● To be done
Produce an exact transcription of the listing below, omitting the pictures.
*** Material
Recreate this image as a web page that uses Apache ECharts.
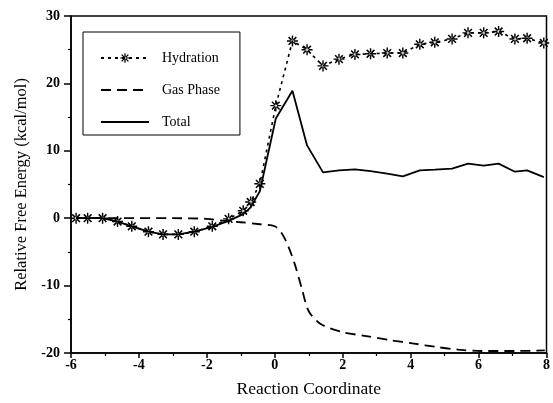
<!DOCTYPE html>
<html>
<head>
<meta charset="utf-8">
<script src="https://cdn.jsdelivr.net/npm/echarts@6/dist/echarts.min.js"></script>
<style>
  html, body { margin: 0; padding: 0; background: #fff; }
  #chart { width: 553px; height: 403px; }
</style>
</head>
<body>
<div id="chart"></div>
<script>
// values
var xTicks = [-6, -4, -2, 0, 2, 4, 6, 8];
var yTicks = [-20, -10, 0, 10, 20, 30];

var hydrationX = [-5.85, -5.51, -5.07, -4.63, -4.21, -3.72, -3.29, -2.84, -2.37, -1.84, -1.36, -0.93, -0.71, -0.44,
  0.03, 0.52, 0.95, 1.42, 1.89, 2.36, 2.82, 3.31, 3.77, 4.27, 4.71, 5.22, 5.69, 6.15, 6.59, 7.07, 7.43, 7.92];
var hydrationY = [0, 0, 0, -0.5, -1.2, -2.0, -2.4, -2.4, -2.0, -1.2, -0.1, 1.1, 2.4, 5.1,
  16.7, 26.3, 25.0, 22.6, 23.6, 24.3, 24.4, 24.5, 24.5, 25.8, 26.1, 26.6, 27.5, 27.5, 27.7, 26.6, 26.7, 26.0];

var totalY = [0, 0, 0, -0.5, -1.2, -2.0, -2.4, -2.4, -2.0, -1.3, -0.4, 0.6, 1.6, 4.0,
  14.8, 18.9, 10.8, 6.8, 7.1, 7.25, 7.0, 6.6, 6.2, 7.1, 7.2, 7.35, 8.1, 7.8, 8.1, 6.9, 7.1, 6.1];

var gasX = [-5.85, -4.5, -3, -2, -1.5, -1, -0.44, 0.0, 0.2, 0.4, 0.6, 0.8, 1.0, 1.35, 2.0, 2.7, 3.4, 4.1, 4.75, 5.4, 6.1, 7.1, 7.95];
var gasY = [0, 0, 0, -0.1, -0.4, -0.6, -0.9, -1.2, -2.2, -4.2, -7.0, -10.5, -13.8, -15.7, -16.9, -17.5, -18.1, -18.6, -19.1, -19.5, -19.7, -19.7, -19.6];

function pairs(xs, ys) {
  return xs.map(function (x, i) { return [x, ys[i]]; });
}

// asterisk marker
var star = 'path://M-1.3 -10L1.3 -10L1.3 10L-1.3 10Z' +
  'M-10 -1.3L10 -1.3L10 1.3L-10 1.3Z' +
  'M6 8L8 6L-6 -8L-8 -6Z' +
  'M8 -6L6 -8L-8 6L-6 8Z';

var serif = 'Liberation Serif';

var chart = echarts.init(document.getElementById('chart'));
chart.setOption({
  animation: false,
  backgroundColor: '#fff',
  grid: {
    left: 71, right: 5, top: 16, bottom: 45,
    show: true, borderColor: '#000', borderWidth: 1.5
  },
  legend: {
    orient: 'vertical',
    left: 83, top: 32,
    padding: [19, 20, 6, 17],
    itemWidth: 48, itemHeight: 12, itemGap: 18,
    borderColor: '#000', borderWidth: 1,
    textStyle: { fontFamily: serif, fontSize: 14, color: '#000', padding: [0, 0, 0, 8] },
    data: [
      'Hydration',
      { name: 'Gas Phase', itemStyle: { opacity: 0 } },
      { name: 'Total', itemStyle: { opacity: 0 } }
    ]
  },
  xAxis: {
    type: 'value',
    min: -6, max: 8, interval: 2,
    name: 'Reaction Coordinate',
    nameLocation: 'middle', nameGap: 27,
    nameTextStyle: { fontFamily: serif, fontSize: 17.5, color: '#000' },
    axisLine: { onZero: false, lineStyle: { color: '#000', width: 1.5 } },
    axisTick: { inside: false, length: 5, lineStyle: { color: '#000', width: 1.5 } },
    minorTick: { show: true, splitNumber: 2, length: 3, lineStyle: { color: '#000', width: 1.2 } },
    splitLine: { show: false },
    axisLabel: {
      fontFamily: serif, fontWeight: 'bold', fontSize: 14, color: '#000', margin: 5,
      formatter: function (v) { return xTicks.indexOf(v) >= 0 ? String(v) : ''; }
    }
  },
  yAxis: {
    type: 'value',
    min: -20, max: 30, interval: 10,
    name: 'Relative Free Energy (kcal/mol)',
    nameLocation: 'middle', nameGap: 36,
    nameTextStyle: { fontFamily: serif, fontSize: 16.5, color: '#000' },
    axisLine: { onZero: false, lineStyle: { color: '#000', width: 1.5 } },
    axisTick: { inside: false, length: 7, lineStyle: { color: '#000', width: 1.5 } },
    minorTick: { show: true, splitNumber: 2, length: 3, lineStyle: { color: '#000', width: 1.2 } },
    splitLine: { show: false },
    axisLabel: {
      fontFamily: serif, fontWeight: 'bold', fontSize: 14, color: '#000', margin: 11,
      formatter: function (v) { return yTicks.indexOf(v) >= 0 ? String(v) : ''; }
    }
  },
  series: [
    {
      name: 'Hydration',
      type: 'line',
      data: pairs(hydrationX, hydrationY),
      symbol: star, symbolSize: 11,
      itemStyle: { color: '#000' },
      lineStyle: { color: '#000', width: 1.6, type: [3, 4] },
      z: 3
    },
    {
      name: 'Gas Phase',
      type: 'line',
      data: pairs(gasX, gasY),
      smooth: 0.3,
      symbol: 'none',
      itemStyle: { color: '#000' },
      lineStyle: { color: '#000', width: 1.8, type: [10, 6] }
    },
    {
      name: 'Total',
      type: 'line',
      data: pairs(hydrationX, totalY),
      symbol: 'none',
      itemStyle: { color: '#000' },
      lineStyle: { color: '#000', width: 1.8 }
    }
  ]
});
</script>
</body>
</html>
******
● Solution for this task
Recreate this image as a web page that uses Apache ECharts.
<!DOCTYPE html>
<html>
<head>
<meta charset="utf-8">
<script src="https://cdn.jsdelivr.net/npm/echarts@6/dist/echarts.min.js"></script>
<style>
  html, body { margin: 0; padding: 0; background: #fff; }
  #chart { width: 553px; height: 403px; }
</style>
</head>
<body>
<div id="chart"></div>
<script>
// values
var xTicks = [-6, -4, -2, 0, 2, 4, 6, 8];
var yTicks = [-20, -10, 0, 10, 20, 30];

var hydrationX = [-5.85, -5.51, -5.07, -4.63, -4.21, -3.72, -3.29, -2.84, -2.37, -1.84, -1.36, -0.93, -0.71, -0.44,
  0.03, 0.52, 0.95, 1.42, 1.89, 2.36, 2.82, 3.31, 3.77, 4.27, 4.71, 5.22, 5.69, 6.15, 6.59, 7.07, 7.43, 7.92];
var hydrationY = [0, 0, 0, -0.5, -1.2, -2.0, -2.4, -2.4, -2.0, -1.2, -0.1, 1.1, 2.4, 5.1,
  16.7, 26.3, 25.0, 22.6, 23.6, 24.3, 24.4, 24.5, 24.5, 25.8, 26.1, 26.6, 27.5, 27.5, 27.7, 26.6, 26.7, 26.0];

var totalY = [0, 0, 0, -0.5, -1.2, -2.0, -2.4, -2.4, -2.0, -1.3, -0.4, 0.6, 1.6, 4.0,
  14.8, 18.9, 10.8, 6.8, 7.1, 7.25, 7.0, 6.6, 6.2, 7.1, 7.2, 7.35, 8.1, 7.8, 8.1, 6.9, 7.1, 6.1];

var gasX = [-5.85, -4.5, -3, -2, -1.5, -1, -0.44, 0.0, 0.2, 0.4, 0.6, 0.8, 1.0, 1.35, 2.0, 2.7, 3.4, 4.1, 4.75, 5.4, 6.1, 7.1, 7.95];
var gasY = [0, 0, 0, -0.1, -0.4, -0.6, -0.9, -1.2, -2.2, -4.2, -7.0, -10.5, -13.8, -15.7, -16.9, -17.5, -18.1, -18.6, -19.1, -19.5, -19.7, -19.7, -19.6];

function pairs(xs, ys) {
  return xs.map(function (x, i) { return [x, ys[i]]; });
}

// asterisk marker
var star = 'path://M-1.3 -10L1.3 -10L1.3 10L-1.3 10Z' +
  'M-10 -1.3L10 -1.3L10 1.3L-10 1.3Z' +
  'M6 8L8 6L-6 -8L-8 -6Z' +
  'M8 -6L6 -8L-8 6L-6 8Z';

var serif = 'Liberation Serif';

var chart = echarts.init(document.getElementById('chart'));
chart.setOption({
  animation: false,
  backgroundColor: '#fff',
  grid: {
    left: 71, right: 5, top: 16, bottom: 45,
    show: true, borderColor: '#000', borderWidth: 1.5
  },
  legend: {
    orient: 'vertical',
    left: 83, top: 32,
    padding: [19, 20, 6, 17],
    itemWidth: 48, itemHeight: 12, itemGap: 18,
    borderColor: '#000', borderWidth: 1,
    textStyle: { fontFamily: serif, fontSize: 14, color: '#000', padding: [0, 0, 0, 8] },
    data: [
      'Hydration',
      { name: 'Gas Phase', itemStyle: { opacity: 0 } },
      { name: 'Total', itemStyle: { opacity: 0 } }
    ]
  },
  xAxis: {
    type: 'value',
    min: -6, max: 8, interval: 2,
    name: 'Reaction Coordinate',
    nameLocation: 'middle', nameGap: 27,
    nameTextStyle: { fontFamily: serif, fontSize: 17.5, color: '#000' },
    axisLine: { onZero: false, lineStyle: { color: '#000', width: 1.5 } },
    axisTick: { inside: false, length: 5, lineStyle: { color: '#000', width: 1.5 } },
    minorTick: { show: true, splitNumber: 2, length: 3, lineStyle: { color: '#000', width: 1.2 } },
    splitLine: { show: false },
    axisLabel: {
      fontFamily: serif, fontWeight: 'bold', fontSize: 14, color: '#000', margin: 5,
      formatter: function (v) { return xTicks.indexOf(v) >= 0 ? String(v) : ''; }
    }
  },
  yAxis: {
    type: 'value',
    min: -20, max: 30, interval: 10,
    name: 'Relative Free Energy (kcal/mol)',
    nameLocation: 'middle', nameGap: 36,
    nameTextStyle: { fontFamily: serif, fontSize: 16.5, color: '#000' },
    axisLine: { onZero: false, lineStyle: { color: '#000', width: 1.5 } },
    axisTick: { inside: false, length: 7, lineStyle: { color: '#000', width: 1.5 } },
    minorTick: { show: true, splitNumber: 2, length: 3, lineStyle: { color: '#000', width: 1.2 } },
    splitLine: { show: false },
    axisLabel: {
      fontFamily: serif, fontWeight: 'bold', fontSize: 14, color: '#000', margin: 11,
      formatter: function (v) { return yTicks.indexOf(v) >= 0 ? String(v) : ''; }
    }
  },
  series: [
    {
      name: 'Hydration',
      type: 'line',
      data: pairs(hydrationX, hydrationY),
      symbol: star, symbolSize: 11,
      itemStyle: { color: '#000' },
      lineStyle: { color: '#000', width: 1.6, type: [3, 4] },
      z: 3
    },
    {
      name: 'Gas Phase',
      type: 'line',
      data: pairs(gasX, gasY),
      smooth: 0.3,
      symbol: 'none',
      itemStyle: { color: '#000' },
      lineStyle: { color: '#000', width: 1.8, type: [10, 6] }
    },
    {
      name: 'Total',
      type: 'line',
      data: pairs(hydrationX, totalY),
      symbol: 'none',
      itemStyle: { color: '#000' },
      lineStyle: { color: '#000', width: 1.8 }
    }
  ]
});
</script>
</body>
</html>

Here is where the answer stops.